◆ DIRECTION: Determine the number of lines in the data that include the word "matplotlib", and write only that number.

## Begin PROVIDED MATERIAL

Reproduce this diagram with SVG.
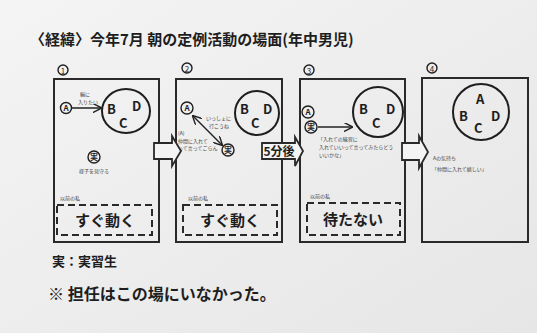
<svg xmlns="http://www.w3.org/2000/svg" width="537" height="333" viewBox="0 0 537 333">
<defs>
<linearGradient id="bg" x1="0" y1="0" x2="1" y2="1">
<stop offset="0" stop-color="#f4f4f4"/>
<stop offset="1" stop-color="#e6e6e6"/>
</linearGradient>
<marker id="ah" viewBox="0 0 10 10" refX="9" refY="5" markerWidth="6" markerHeight="6" orient="auto-start-reverse">
<path d="M0,0 L10,5 L0,10" fill="none" stroke="#222" stroke-width="1.6"/>
</marker>
</defs>
<style>
text{font-family:"Noto Sans CJK JP","Noto Sans",sans-serif;fill:#1e1e1e}
.panel{fill:none;stroke:#2a2a2a;stroke-width:2}
.ring{fill:none;stroke:#1e1e1e;stroke-width:2}
.dash{fill:none;stroke:#2a2a2a;stroke-width:2;stroke-dasharray:7 4}
.small{fill:none;stroke:#1e1e1e;stroke-width:1.4}
.big{font-size:15px;font-weight:bold}
.tiny{font-size:5px;fill:#444}
.let{font-size:13px;font-weight:bold}
.blk{fill:#f4f4f4;stroke:#2a2a2a;stroke-width:1.8}
.line{fill:none;stroke:#222;stroke-width:1.5}
</style>
<rect width="537" height="333" fill="url(#bg)"/>
<text x="30" y="45" font-size="15" font-weight="bold">〈経緯〉今年7月 朝の定例活動の場面(年中男児)</text>

<g id="panel1">
<circle cx="63" cy="70" r="5" class="small"/><text x="63" y="73.5" font-size="8" text-anchor="middle">1</text>
<rect x="54" y="79" width="105" height="163" class="panel"/>
<ellipse cx="126" cy="111" rx="24" ry="22" class="ring"/>
<text x="107" y="114" class="let">B</text><text x="119" y="128" class="let">C</text><text x="132" y="111" class="let">D</text>
<circle cx="66" cy="108" r="5.5" class="small"/><text x="66" y="111" font-size="8" text-anchor="middle" font-weight="bold">A</text>
<text x="80" y="96" class="tiny">輪に</text><text x="78" y="104" class="tiny">入りたい</text>
<circle cx="94" cy="157" r="6" class="small"/><text x="94" y="160" font-size="8" text-anchor="middle" font-weight="bold">実</text>
<text x="94" y="173" class="tiny" text-anchor="middle" font-size="6.5">様子を見守る</text>
<text x="60" y="200" class="tiny" font-size="6">以前の私</text>
<rect x="57" y="205" width="95" height="30" class="dash"/>
<text x="105" y="226" class="big" text-anchor="middle">すぐ動く</text>
</g>

<g id="panel2">
<circle cx="187" cy="68" r="5" class="small"/><text x="187" y="71.5" font-size="8" text-anchor="middle">2</text>
<rect x="176" y="79" width="106" height="163" class="panel"/>
<ellipse cx="257" cy="113" rx="22" ry="22" class="ring"/>
<text x="240" y="114" class="let">B</text><text x="251" y="128" class="let">C</text><text x="263" y="114" class="let">D</text>
<circle cx="187" cy="108" r="6" class="small"/><text x="187" y="111" font-size="8" text-anchor="middle" font-weight="bold">A</text>
<circle cx="228" cy="150" r="6" class="small"/><text x="228" y="153" font-size="8" text-anchor="middle" font-weight="bold">実</text>
<text x="206" y="120" class="tiny">いっしょに</text><text x="209" y="128" class="tiny">行こうね</text>
<text x="178" y="135" class="tiny">(A)</text><text x="178" y="142.5" class="tiny">仲間に入れて</text><text x="178" y="150" class="tiny">って言ってごらん</text>
<text x="188" y="200" class="tiny" font-size="6">以前の私</text>
<rect x="183" y="205" width="94" height="30" class="dash"/>
<text x="230" y="226" class="big" text-anchor="middle">すぐ動く</text>
</g>

<g id="panel3">
<circle cx="309" cy="70" r="5" class="small"/><text x="309" y="73.5" font-size="8" text-anchor="middle">3</text>
<rect x="300" y="79" width="105" height="163" class="panel"/>
<ellipse cx="378" cy="112" rx="25" ry="25" class="ring"/>
<text x="359" y="114" class="let">B</text><text x="372" y="128" class="let">C</text><text x="386" y="114" class="let">D</text>
<circle cx="308" cy="112" r="6" class="small"/><text x="308" y="115" font-size="8" text-anchor="middle" font-weight="bold">A</text>
<circle cx="311" cy="127" r="6" class="small"/><text x="311" y="130" font-size="8" text-anchor="middle" font-weight="bold">実</text>
<text x="318" y="141" class="tiny" font-size="5.5">「入れての練習に</text><text x="319" y="149" class="tiny" font-size="5.5">入れていいって言ってみたらどう</text><text x="319" y="157" class="tiny" font-size="5.5">いいかな」</text>
<text x="310" y="198" class="tiny" font-size="6">以前の私</text>
<rect x="307" y="203" width="93" height="32" class="dash"/>
<text x="353" y="225" class="big" text-anchor="middle">待たない</text>
</g>

<g id="panel4">
<circle cx="432" cy="68" r="5" class="small"/><text x="432" y="71.5" font-size="8" text-anchor="middle">4</text>
<rect x="422" y="78" width="106" height="164" class="panel"/>
<ellipse cx="481" cy="112" rx="28" ry="28" class="ring"/>
<text x="476" y="104" class="let">A</text><text x="459" y="121" class="let">B</text><text x="474" y="133" class="let">C</text><text x="491" y="121" class="let">D</text>
<text x="433" y="160" class="tiny" font-size="7">Aの気持ち</text>
<text x="432" y="171" class="tiny" font-size="7">「仲間に入れて嬉しい」</text>
</g>

<g id="connectors">
<line x1="72" y1="108" x2="101" y2="108" class="line" marker-end="url(#ah)"/>
<line x1="193" y1="116" x2="222" y2="145" class="line" marker-start="url(#ah)" marker-end="url(#ah)"/>
<line x1="318" y1="127" x2="352" y2="127" class="line" marker-end="url(#ah)"/>
<path d="M154,143 L172,143 L172,136 L181,151 L172,166 L172,159 L154,159 Z" class="blk"/>
<path d="M262,143 L295,143 L295,137 L303,151 L295,166 L295,159 L262,159 Z" class="blk"/>
<text x="279" y="156" font-size="12" font-weight="bold" text-anchor="middle">5分後</text>
<path d="M402,143 L419,143 L419,136 L428,152 L419,168 L419,160 L402,160 Z" class="blk"/>
</g>

<text x="52" y="266" font-size="13" font-weight="bold">実：実習生</text>
<text x="48" y="300" font-size="16" font-weight="bold">※ 担任はこの場にいなかった。</text>
</svg>
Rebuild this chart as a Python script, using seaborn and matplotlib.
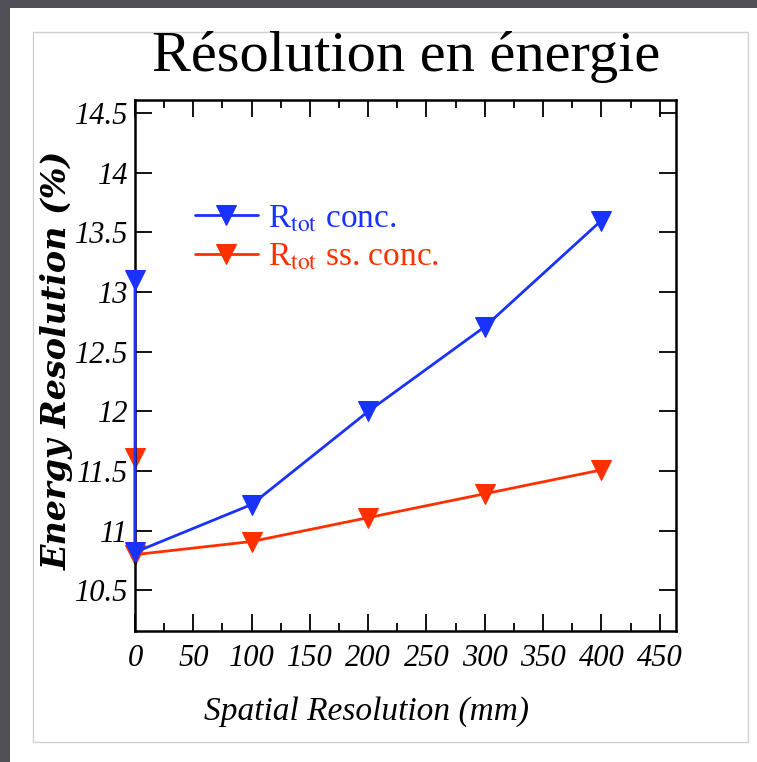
import numpy as np
import pandas as pd
import seaborn as sns
import matplotlib.pyplot as plt
from matplotlib.patches import Rectangle
from matplotlib.ticker import MultipleLocator

# data
spatial_res = [0, 0, 100, 200, 300, 400]
r_conc = [13.1, 10.82, 11.22, 12.0, 12.71, 13.6]
r_ss_conc = [11.61, 10.8, 10.91, 11.11, 11.31, 11.51]
x_ticks = [0, 50, 100, 150, 200, 250, 300, 350, 400, 450]
y_ticks = [10.5, 11, 11.5, 12, 12.5, 13, 13.5, 14, 14.5]

blue = "#1932ff"
red = "#ff3000"

sns.set_style("ticks", {"text.color": "black", "axes.labelcolor": "black",
                        "xtick.color": "black", "ytick.color": "black",
                        "axes.edgecolor": "black"})
plt.rcParams["font.family"] = ["Liberation Serif", "DejaVu Serif"]
plt.rcParams["mathtext.fontset"] = "stix"

df1 = pd.DataFrame({"x": spatial_res, "y": r_conc})
df2 = pd.DataFrame({"x": spatial_res, "y": r_ss_conc})

fig = plt.figure(figsize=(7.57, 7.62), dpi=100)
fig.patch.set_facecolor("#505056")
# slide-like white panel
fig.patches.append(Rectangle((10 / 757, 0), 747 / 757, 754 / 762, transform=fig.transFigure,
                             facecolor="white", edgecolor="none", zorder=-2))
fig.patches.append(Rectangle((33 / 757, 20 / 762), 715 / 757, 710 / 762, transform=fig.transFigure,
                             facecolor="none", edgecolor="#d0d0d0", lw=1, zorder=-1))

ax = fig.add_axes([135 / 757, 131 / 762, 541 / 757, 531 / 762])
ax.set_zorder(2)

sns.lineplot(data=df1, x="x", y="y", sort=False, estimator=None, color=blue, marker="v",
             markersize=14, markeredgecolor=blue, lw=2, label=r"R$_{\rm tot}$ conc.",
             clip_on=False, ax=ax)
sns.lineplot(data=df2, x="x", y="y", sort=False, estimator=None, color=red, marker="v",
             markersize=14, markeredgecolor=red, lw=2, label=r"R$_{\rm tot}$ ss. conc.",
             clip_on=False, ax=ax)
# draw blue over red like the reference
ax.lines[0].set_zorder(3)

ax.set_xlim(0, 464)
ax.set_ylim(10.16, 14.61)
ax.set_xticks(x_ticks)
ax.set_yticks(y_ticks)
ax.set_yticklabels([f"{v:g}" for v in y_ticks])
ax.xaxis.set_minor_locator(MultipleLocator(25))
ax.tick_params(which="both", direction="in", top=True, right=True, width=1.3, labelsize=22)
ax.tick_params(which="major", length=12)
ax.tick_params(axis="x", which="major", pad=9)
ax.tick_params(axis="y", which="major", pad=5)
ax.tick_params(which="minor", length=6)
for lab in ax.get_xticklabels() + ax.get_yticklabels():
    lab.set_fontstyle("italic")
for sp in ax.spines.values():
    sp.set_linewidth(1.8)

ax.set_xlabel("Spatial Resolution (mm)", fontsize=24, fontstyle="italic")
ax.xaxis.set_label_coords((366 - 135) / 541, -(712 - 631) / 531)
ax.set_ylabel("Energy Resolution (%)", fontsize=24, fontstyle="italic", fontweight="bold",
              family=["DejaVu Serif"])
ax.yaxis.set_label_coords(-(135 - 57) / 541, 0.51)
ax.yaxis.label.set_va("center")
ax.xaxis.label.set_va("center")

leg = ax.legend(loc="upper left", bbox_to_anchor=(0.11, 0.805), frameon=False, fontsize=24,
                handlelength=1.9, handletextpad=0.3, labelspacing=0.25, borderaxespad=0,
                borderpad=0)
for txt, col in zip(leg.get_texts(), [blue, red]):
    txt.set_color(col)

fig.text(406 / 757, 1 - 57 / 762, "Résolution en énergie", ha="center", va="center",
         fontsize=42, color="black")

fig.savefig("out.png", dpi=100, facecolor=fig.get_facecolor())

## End PROVIDED MATERIAL

◆ EXERCISE ANSWER: 4